→ **RAW RECORDS**:
──────────
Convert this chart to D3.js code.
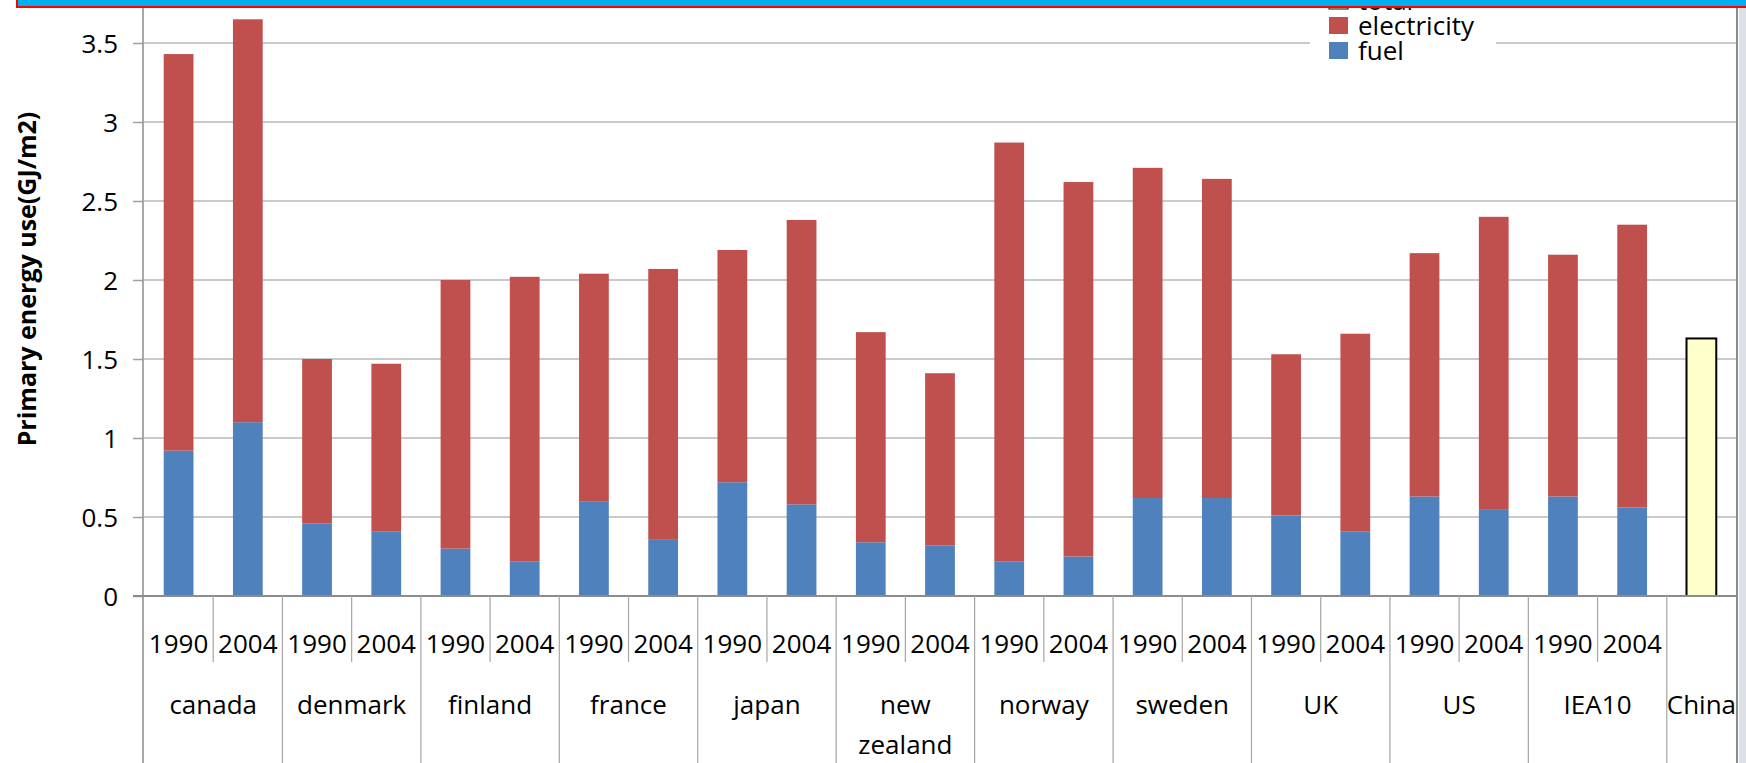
<!DOCTYPE html>
<html>
<head>
<meta charset="utf-8">
<script src="https://cdn.jsdelivr.net/npm/d3@7"></script>
<style>
  html, body { margin: 0; padding: 0; background: #fff; overflow: hidden; }
  svg { display: block; font-family: "Open Sans", sans-serif; }
</style>
</head>
<body>
<script>
// Primary energy use per floor area, by country and year (GJ/m2)
const groups = ["canada", "denmark", "finland", "france", "japan", "new zealand",
                "norway", "sweden", "UK", "US", "IEA10"];
const years = ["1990", "2004"];
// one value per group/year, in the order canada 1990, canada 2004, denmark 1990, ...
const fuel = [0.92, 1.10, 0.46, 0.41, 0.30, 0.22, 0.60, 0.36, 0.72, 0.58, 0.34, 0.32,
              0.22, 0.25, 0.62, 0.62, 0.51, 0.41, 0.63, 0.55, 0.63, 0.56];
const electricity = [2.51, 2.55, 1.04, 1.06, 1.70, 1.80, 1.44, 1.71, 1.47, 1.80, 1.33, 1.09,
                     2.65, 2.37, 2.09, 2.02, 1.02, 1.25, 1.54, 1.85, 1.53, 1.79];
const chinaLabel = "China";
const chinaTotal = 1.63;
const yMax = 4;
const yTicks = [0, 0.5, 1, 1.5, 2, 2.5, 3, 3.5];
const legendItems = ["total", "electricity", "fuel"];

const W = 1746, H = 763;
const colors = { fuel: "#4F81BD", electricity: "#C0504D", total: "#FFFFCC" };
const FONT = 26;

const svg = d3.select("body").append("svg").attr("width", W).attr("height", H);

// one slot per group/year, plus a single slot for China
const slots = groups.flatMap(g => years.map(yr => g + "|" + yr)).concat([chinaLabel]);
const rows = groups.flatMap((g, gi) => years.map((yr, yi) => {
  const i = gi * years.length + yi;
  return { key: g + "|" + yr, fuel: fuel[i], electricity: electricity[i] };
}));

const xLeft = 144, xRight = 1736, plotRight = 1737;
const x = d3.scaleBand().domain(slots).range([xLeft, xRight])
  .paddingInner(0.57).paddingOuter(0.285);
const y = d3.scaleLinear().domain([0, yMax]).range([596, -36]);
const step = x.step();
const slotStart = k => xLeft + k * step;

// horizontal gridlines
svg.append("g").selectAll("line").data(yTicks.filter(d => d > 0).concat([yMax])).join("line")
  .attr("x1", xLeft).attr("x2", plotRight)
  .attr("y1", d => y(d)).attr("y2", d => y(d))
  .attr("stroke", "#b8b8b8").attr("stroke-width", 1.5);

// stacked bars
const stacked = d3.stack().keys(["fuel", "electricity"])(rows);
svg.append("g").selectAll("g").data(stacked).join("g")
  .attr("fill", s => colors[s.key])
  .selectAll("rect").data(s => s).join("rect")
  .attr("x", d => x(d.data.key))
  .attr("width", x.bandwidth())
  .attr("y", d => y(d[1]))
  .attr("height", d => y(d[0]) - y(d[1]));

// China total bar
svg.append("rect")
  .attr("x", x(chinaLabel)).attr("width", x.bandwidth())
  .attr("y", y(chinaTotal)).attr("height", y(0) - y(chinaTotal))
  .attr("fill", colors.total).attr("stroke", "#000").attr("stroke-width", 2);

// value axis
const yAxis = svg.append("g").attr("transform", `translate(${xLeft - 1},0)`)
  .call(d3.axisLeft(y).tickValues(yTicks).tickSize(10).tickSizeOuter(0)
    .tickPadding(15).tickFormat(d3.format("")));
yAxis.select(".domain").remove();
yAxis.selectAll(".tick line").attr("stroke", "#a0a0a0").attr("stroke-width", 1.5);
yAxis.selectAll(".tick text").attr("font-size", FONT).attr("font-family", "Open Sans")
  .attr("fill", "#000").attr("dy", "0.36em");

svg.append("line").attr("x1", xLeft - 1).attr("x2", xLeft - 1).attr("y1", y(yMax)).attr("y2", H)
  .attr("stroke", "#8c8c8c").attr("stroke-width", 1.5);

// category axis: baseline, slot separators and two label rows
svg.append("line").attr("x1", xLeft - 11).attr("x2", plotRight).attr("y1", y(0)).attr("y2", y(0))
  .attr("stroke", "#8c8c8c").attr("stroke-width", 2);

const bounds = d3.range(1, slots.length);
svg.append("g").selectAll("line").data(bounds).join("line")
  .attr("x1", k => slotStart(k)).attr("x2", k => slotStart(k))
  .attr("y1", y(0))
  .attr("y2", k => (k % 2 === 0 ? H : 662))
  .attr("stroke", "#a6a6a6").attr("stroke-width", 1.2);

svg.append("g").selectAll("text").data(rows).join("text")
  .attr("x", d => x(d.key) + x.bandwidth() / 2)
  .attr("y", 653)
  .attr("text-anchor", "middle").attr("font-size", FONT).attr("fill", "#000")
  .text(d => d.key.split("|")[1]);

const groupLabels = groups.map((g, gi) => ({ name: g, cx: slotStart(gi * 2 + 1) }))
  .concat([{ name: chinaLabel, cx: x(chinaLabel) + x.bandwidth() / 2 }]);
const gl = svg.append("g").selectAll("text").data(groupLabels).join("text")
  .attr("x", d => d.cx).attr("y", 714)
  .attr("text-anchor", "middle").attr("font-size", FONT).attr("fill", "#000");
gl.each(function (d) {
  const words = d.name.split(" ");
  d3.select(this).selectAll("tspan").data(words).join("tspan")
    .attr("x", d.cx).attr("dy", (w, i) => (i === 0 ? 0 : 40)).text(w => w);
});

// value axis title
svg.append("text")
  .attr("transform", "translate(36,279) rotate(-90)")
  .attr("text-anchor", "middle").attr("font-size", 25).attr("font-weight", "bold")
  .attr("fill", "#000").text("Primary energy use(GJ/m2)");

// legend
const lg = svg.append("g");
lg.append("rect").attr("x", 1310).attr("y", -20).attr("width", 186).attr("height", 88).attr("fill", "#fff");
legendItems.forEach((name, i) => {
  const base = 10 + i * 25;
  lg.append("rect").attr("x", 1329).attr("y", base - 18).attr("width", 19).attr("height", 17)
    .attr("fill", colors[name]).attr("stroke", name === "total" ? "#000" : "none");
  lg.append("text").attr("x", 1358).attr("y", base).attr("font-size", FONT)
    .attr("fill", "#000").text(name);
});

// right border and frame strip
svg.append("rect").attr("x", 1739).attr("y", 0).attr("width", W - 1739).attr("height", H)
  .attr("fill", "#dce1e8");
svg.append("line").attr("x1", plotRight).attr("x2", plotRight).attr("y1", 0).attr("y2", H)
  .attr("stroke", "#8a8a8a").attr("stroke-width", 2);

// title banner across the top
svg.append("rect").attr("x", 17).attr("y", -20).attr("width", W + 40).attr("height", 27)
  .attr("fill", "#00B0F0").attr("stroke", "#FF0000").attr("stroke-width", 2);
</script>
</body>
</html>
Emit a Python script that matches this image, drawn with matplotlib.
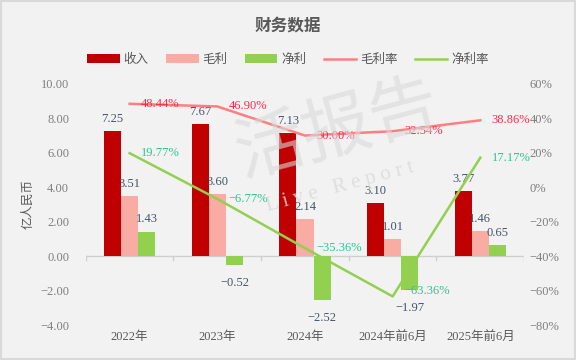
import matplotlib
matplotlib.use("Agg")
import matplotlib.pyplot as plt
import numpy as np
from matplotlib.ticker import FuncFormatter

# ---------------- data ----------------
categories = ["2022年", "2023年", "2024年", "2024年前6月", "2025年前6月"]
revenue = [7.25, 7.67, 7.13, 3.10, 3.77]
gross_profit = [3.51, 3.60, 2.14, 1.01, 1.46]
net_profit = [1.43, -0.52, -2.52, -1.97, 0.65]
gross_margin = [48.44, 46.90, 30.00, 32.54, 38.86]
net_margin = [19.77, -6.77, -35.36, -63.36, 17.17]

# ---------------- style ----------------
FONT = ["Liberation Serif", "Noto Sans CJK SC"]
plt.rcParams["font.family"] = FONT
plt.rcParams["axes.unicode_minus"] = True

BG = "#f2f2f2"
C_REV = "#c00000"
C_GP = "#f9aca3"
C_NP = "#92d050"
C_GM = "#ff7f7f"
C_NM = "#92d050"
C_TXT = "#595959"
C_LBL = "#44546a"

fig = plt.figure(figsize=(5.76, 3.6), dpi=100, facecolor=BG)
ax = fig.add_axes([0.149, 0.097, 0.761, 0.670])
ax.set_facecolor(BG)
ax2 = ax.twinx()

x = np.arange(len(categories))
w = 0.195

# watermark
fig.text(0.585, 0.64, "活报告", fontsize=50, color="#d9d9d9", alpha=0.6,
         rotation=15, ha="center", va="center", family="Noto Sans CJK SC",
         zorder=0)
fig.text(0.59, 0.48, "L i v e   R e p o r t", fontsize=15, color="#d9d9d9",
         alpha=0.8, rotation=15, ha="center", va="center", zorder=0)

b1 = ax.bar(x - w, revenue, w, color=C_REV, label="收入", zorder=3)
b2 = ax.bar(x, gross_profit, w, color=C_GP, label="毛利", zorder=3)
b3 = ax.bar(x + w, net_profit, w, color=C_NP, label="净利", zorder=3)

for bars, vals in [(b1, revenue), (b2, gross_profit), (b3, net_profit)]:
    for b, v in zip(bars, vals):
        txt = f"{v:.2f}".rstrip("0") if v == 0.65 else f"{v:.2f}"
        txt = txt.replace("-", "\u2212")
        if v >= 0:
            ax.text(b.get_x() + b.get_width() / 2, v + 0.35, txt,
                    ha="center", va="bottom", fontsize=9, color=C_LBL, zorder=5)
        else:
            ax.text(b.get_x() + b.get_width() / 2, v - 0.7, txt,
                    ha="center", va="top", fontsize=9, color=C_LBL, zorder=5)

ax.set_xlim(-0.5, len(categories) - 0.5)
ax.set_ylim(-4, 10)
ax.set_yticks(np.arange(-4, 10.1, 2))
ax.yaxis.set_major_formatter(FuncFormatter(lambda v, p: f"{v:.2f}".replace("-", "\u2212")))
ax.tick_params(axis="y", length=0, labelsize=9, colors="#7f7f7f", pad=12)
ax.set_ylabel("亿人民币", fontsize=9, color=C_TXT, family="Noto Sans CJK SC",
              labelpad=4)

ax.set_xticks(x)
ax.set_xticklabels(categories, fontsize=9, color=C_TXT)
ax.tick_params(axis="x", length=0, pad=4)

# zero line with category separator ticks
ax.axhline(0, color="#d0d0d0", lw=1, zorder=2)
for b in np.arange(-0.5, len(categories), 1.0):
    ax.plot([b, b], [0, -0.2], color="#d0d0d0", lw=1, zorder=2)

for a in (ax, ax2):
    for s in a.spines.values():
        s.set_visible(False)

# lines on right axis
ax2.plot(x, gross_margin, color=C_GM, lw=1.8, label="毛利率", zorder=4)
ax2.plot(x, net_margin, color=C_NM, lw=1.8, label="净利率", zorder=4)
for xi, v in zip(x, gross_margin):
    ax2.text(xi + 0.13, v, f"{v:.2f}%", ha="left", va="center",
             fontsize=9, color="#ff2a4a", zorder=6)
for xi, v in zip(x, net_margin):
    yy = v + 3 if v < -50 else v
    ax2.text(xi + 0.13, yy, f"{v:.2f}%".replace("-", "\u2212"), ha="left",
             va="center", fontsize=9, color="#2ec592", zorder=6)

ax2.set_ylim(-80, 60)
ax2.set_yticks(np.arange(-80, 61, 20))
ax2.yaxis.set_major_formatter(FuncFormatter(lambda v, p: f"{v:.0f}%".replace("-", "\u2212")))
ax2.tick_params(axis="y", length=0, labelsize=9, colors="#7f7f7f", pad=4)

# title and legend
fig.text(0.5, 0.93, "财务数据", ha="center", va="center", fontsize=12,
         fontweight="bold", color=C_TXT, family="Noto Sans CJK SC")
handles = [b1, b2, b3] + ax2.get_lines()
labels = ["收入", "毛利", "净利", "毛利率", "净利率"]
fig.legend(handles, labels, loc="center", bbox_to_anchor=(0.5, 0.835), ncol=5,
           frameon=False, fontsize=9, handlelength=2.6, handleheight=0.7,
           columnspacing=1.4, handletextpad=0.3,
           prop={"family": "Noto Sans CJK SC", "size": 9}, labelcolor=C_TXT)

# figure border
fig.patches.append(plt.Rectangle((0.002, 0.003), 0.996, 0.994, transform=fig.transFigure,
                                 fill=False, edgecolor="#d9d9d9", lw=1.5))

fig.savefig("out.png", dpi=100, facecolor=BG)
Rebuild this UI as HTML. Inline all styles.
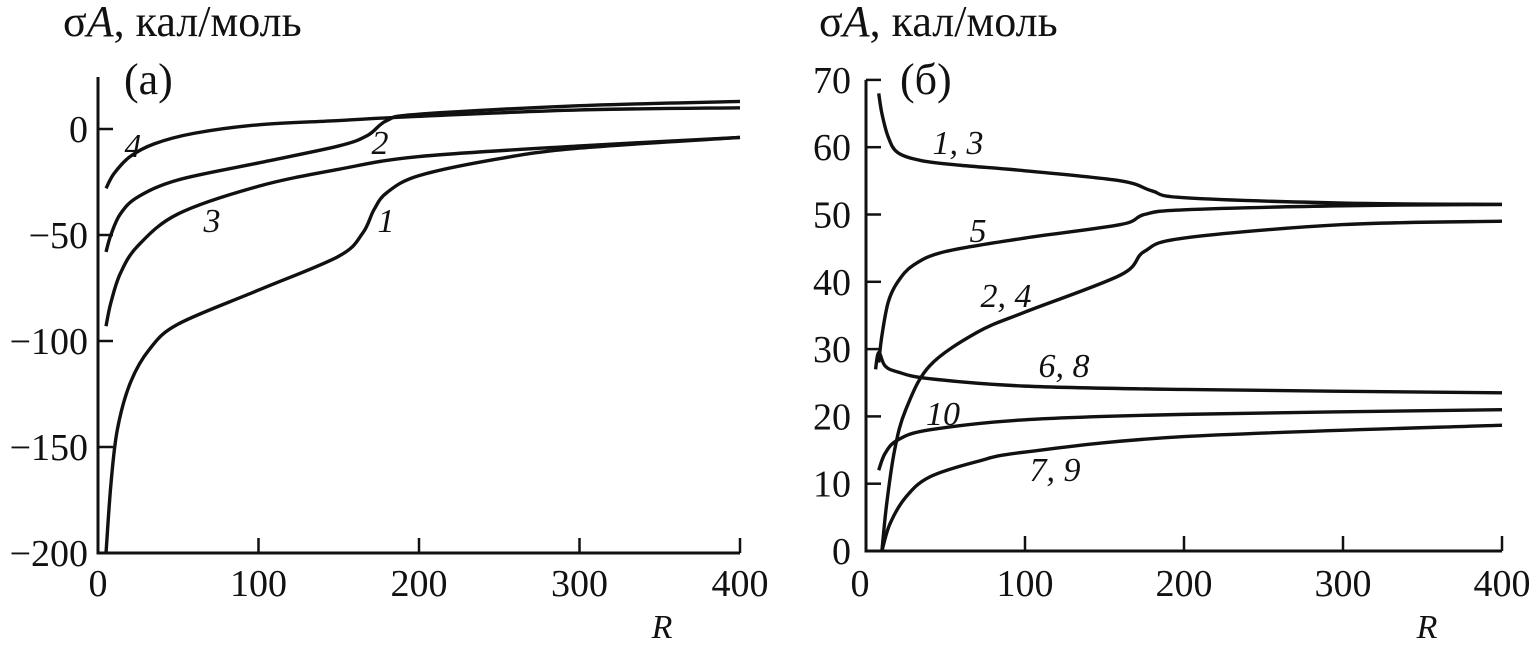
<!DOCTYPE html>
<html><head><meta charset="utf-8"><style>
body{margin:0;background:#fff;}
svg{display:block;}
text{font-family:"Liberation Serif",serif;fill:#111;}
.t{font-size:38px;}
.h{font-size:44px;}
.i{font-style:italic;font-size:34px;}
</style></head><body>
<svg id="c" width="1533" height="645" viewBox="0 0 1533 645" xmlns="http://www.w3.org/2000/svg"></svg>
<script>
// Panel (a) data
const xTicksA = [0,100,200,300,400];
const yTicksA = [0,-50,-100,-150,-200];
const yTickLabelsA = ["0","\u221250","\u2212100","\u2212150","\u2212200"];
const a1R = [5,8,12,20,32,50,100,150,165,172,180,200,250,300,400];
const a1V = [-200,-168,-142,-120,-104,-92,-76,-60,-49,-38,-30,-22,-14,-9,-4];
const a2R = [5,8,14,25,50,100,150,168,180,200,300,400];
const a2V = [-58,-50,-40,-32,-24,-16,-8,-3,4,7,11,13];
const a3R = [5,8,14,25,50,100,150,200,300,400];
const a3V = [-93,-82,-68,-55,-40,-27,-19,-13,-8,-4];
const a4R = [5,10,20,35,60,100,150,200,300,400];
const a4V = [-28,-21,-13,-7,-2,2,4,6,9,10];
// Panel (b) data
const xTicksB = [0,100,200,300,400];
const yTicksB = [0,10,20,30,40,50,60,70];
const b13R = [8,10,14,20,35,60,100,160,180,200,300,400];
const b13V = [68,65,61.5,59.2,58,57.3,56.5,55,53.5,52.5,51.7,51.5];
const b5R = [8,10,14,20,30,50,100,160,175,200,300,400];
const b5V = [28,32,37,40,42.5,44.5,46.5,48.5,50,50.7,51.3,51.5];
const b24R = [10,13,18,25,40,70,100,160,175,200,300,400];
const b24V = [0,7,15,21,27.5,32.5,35.5,41,44.5,46.5,48.5,49];
const b68R = [6,8,12,20,40,100,200,400];
const b68V = [27,29.5,27.5,26.6,25.6,24.5,24,23.5];
const b10R = [8,12,20,40,100,200,400];
const b10V = [12,14.5,16.5,18,19.5,20.3,21];
const b79R = [10,15,25,40,70,100,200,400];
const b79V = [0,4,8,11,13.3,14.7,17,18.7];

const svg=document.getElementById('c');
const NS='http://www.w3.org/2000/svg';
function mk(tag,attrs,parent){const e=document.createElementNS(NS,tag);for(const k in attrs)e.setAttribute(k,attrs[k]);(parent||svg).appendChild(e);return e;}
function txt(s,x,y,cls,anchor,parent){const e=mk('text',{x:x,y:y,class:cls,'text-anchor':anchor||'start'},parent);e.textContent=s;return e;}

const xA=r=>98+r*1.605, yA=v=>129-v*2.12;
const xB=r=>866+r*1.59, yB=v=>551-v*6.73;

function path(R,V,xs,ys){
  const p=R.map((r,i)=>[xs(r),ys(V[i])]);
  let d='M'+p[0][0]+','+p[0][1];
  for(let i=0;i<p.length-1;i++){
    const p0=p[i-1]||p[i],p1=p[i],p2=p[i+1],p3=p[i+2]||p2;
    const c1=[p1[0]+(p2[0]-p0[0])/6,p1[1]+(p2[1]-p0[1])/6];
    const c2=[p2[0]-(p3[0]-p1[0])/6,p2[1]-(p3[1]-p1[1])/6];
    d+=` C${c1[0]},${c1[1]} ${c2[0]},${c2[1]} ${p2[0]},${p2[1]}`;
  }
  return d;
}

const gA=mk('g',{});


const axA=mk('path',{d:`M98,77 L98,${yA(-200)} L${xA(400)},${yA(-200)}`,fill:'none',stroke:'#111','stroke-width':3},gA);


xTicksA.forEach(r=>{
  if(r>0){const t=mk('line',{x1:xA(r),x2:xA(r),y1:yA(-200),y2:yA(-200)-15,stroke:'#111','stroke-width':2.5},gA);
  }
  const l=txt(String(r),xA(r),596,'t','middle',gA);
  
});
yTicksA.forEach((v,i)=>{
  const t=mk('line',{x1:98,x2:113,y1:yA(v),y2:yA(v),stroke:'#111','stroke-width':2.5},gA);
  
  const l=txt(yTickLabelsA[i],88,yA(v)+13,'t','end',gA);
  
});
let e;
e=txt('',63,36,'h','start',gA);e.innerHTML='σ<tspan font-style="italic">A</tspan>, кал/моль';

e=txt('(a)',124,94,'h','start',gA);
e=txt('R',662,638,'i','middle',gA);
[[a1R,a1V,'curve-a-1'],[a2R,a2V,'curve-a-2'],[a3R,a3V,'curve-a-3'],[a4R,a4V,'curve-a-4']].forEach(c=>{
  const p=mk('path',{d:path(c[0],c[1],xA,yA),fill:'none',stroke:'#111','stroke-width':3.4},gA);
  
});
[['4',133,157],['2',380,154],['3',212,232],['1',386,232]].forEach(s=>{
  const l=txt(s[0],s[1],s[2],'i','middle',gA);
  
});

const gB=mk('g',{});


const axB=mk('path',{d:`M${xB(0)},${yB(70)} L${xB(0)},${yB(0)} L${xB(400)},${yB(0)}`,fill:'none',stroke:'#111','stroke-width':3},gB);


xTicksB.forEach(r=>{
  if(r>0){const t=mk('line',{x1:xB(r),x2:xB(r),y1:yB(0),y2:yB(0)-15,stroke:'#111','stroke-width':2.5},gB);
  }
  const l=txt(String(r),xB(r)-(r===0?6:0),596,'t','middle',gB);
  
});
yTicksB.forEach(v=>{
  const t=mk('line',{x1:xB(0),x2:xB(0)+15,y1:yB(v),y2:yB(v),stroke:'#111','stroke-width':2.5},gB);
  
  const l=txt(String(v),851,yB(v)+13,'t','end',gB);
  
});
e=txt('',819,36,'h','start',gB);e.innerHTML='σ<tspan font-style="italic">A</tspan>, кал/моль';

e=txt('(б)',900,94,'h','start',gB);
e=txt('R',1427,638,'i','middle',gB);
[[b13R,b13V,'curve-b-1-3'],[b5R,b5V,'curve-b-5'],[b24R,b24V,'curve-b-2-4'],[b68R,b68V,'curve-b-6-8'],[b10R,b10V,'curve-b-10'],[b79R,b79V,'curve-b-7-9']].forEach(c=>{
  const p=mk('path',{d:path(c[0],c[1],xB,yB),fill:'none',stroke:'#111','stroke-width':3.4},gB);
  
});
[['1, 3',958,154],['5',978,242],['2, 4',1006,307],['6, 8',1064,377],['10',943,425],['7, 9',1055,481]].forEach(s=>{
  const l=txt(s[0],s[1],s[2],'i','middle',gB);
  
});
</script>
</body></html>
──────────
→ **EXERCISE**: Go back to the entries above and restate word for word every line from the first through the one that contains "const slotStart = k => xLeft + k * step;", leaving the pictures behind.

→ **WRITTEN RESPONSE**:
Convert this chart to D3.js code.
<!DOCTYPE html>
<html>
<head>
<meta charset="utf-8">
<script src="https://cdn.jsdelivr.net/npm/d3@7"></script>
<style>
  html, body { margin: 0; padding: 0; background: #fff; overflow: hidden; }
  svg { display: block; font-family: "Open Sans", sans-serif; }
</style>
</head>
<body>
<script>
// Primary energy use per floor area, by country and year (GJ/m2)
const groups = ["canada", "denmark", "finland", "france", "japan", "new zealand",
                "norway", "sweden", "UK", "US", "IEA10"];
const years = ["1990", "2004"];
// one value per group/year, in the order canada 1990, canada 2004, denmark 1990, ...
const fuel = [0.92, 1.10, 0.46, 0.41, 0.30, 0.22, 0.60, 0.36, 0.72, 0.58, 0.34, 0.32,
              0.22, 0.25, 0.62, 0.62, 0.51, 0.41, 0.63, 0.55, 0.63, 0.56];
const electricity = [2.51, 2.55, 1.04, 1.06, 1.70, 1.80, 1.44, 1.71, 1.47, 1.80, 1.33, 1.09,
                     2.65, 2.37, 2.09, 2.02, 1.02, 1.25, 1.54, 1.85, 1.53, 1.79];
const chinaLabel = "China";
const chinaTotal = 1.63;
const yMax = 4;
const yTicks = [0, 0.5, 1, 1.5, 2, 2.5, 3, 3.5];
const legendItems = ["total", "electricity", "fuel"];

const W = 1746, H = 763;
const colors = { fuel: "#4F81BD", electricity: "#C0504D", total: "#FFFFCC" };
const FONT = 26;

const svg = d3.select("body").append("svg").attr("width", W).attr("height", H);

// one slot per group/year, plus a single slot for China
const slots = groups.flatMap(g => years.map(yr => g + "|" + yr)).concat([chinaLabel]);
const rows = groups.flatMap((g, gi) => years.map((yr, yi) => {
  const i = gi * years.length + yi;
  return { key: g + "|" + yr, fuel: fuel[i], electricity: electricity[i] };
}));

const xLeft = 144, xRight = 1736, plotRight = 1737;
const x = d3.scaleBand().domain(slots).range([xLeft, xRight])
  .paddingInner(0.57).paddingOuter(0.285);
const y = d3.scaleLinear().domain([0, yMax]).range([596, -36]);
const step = x.step();
const slotStart = k => xLeft + k * step;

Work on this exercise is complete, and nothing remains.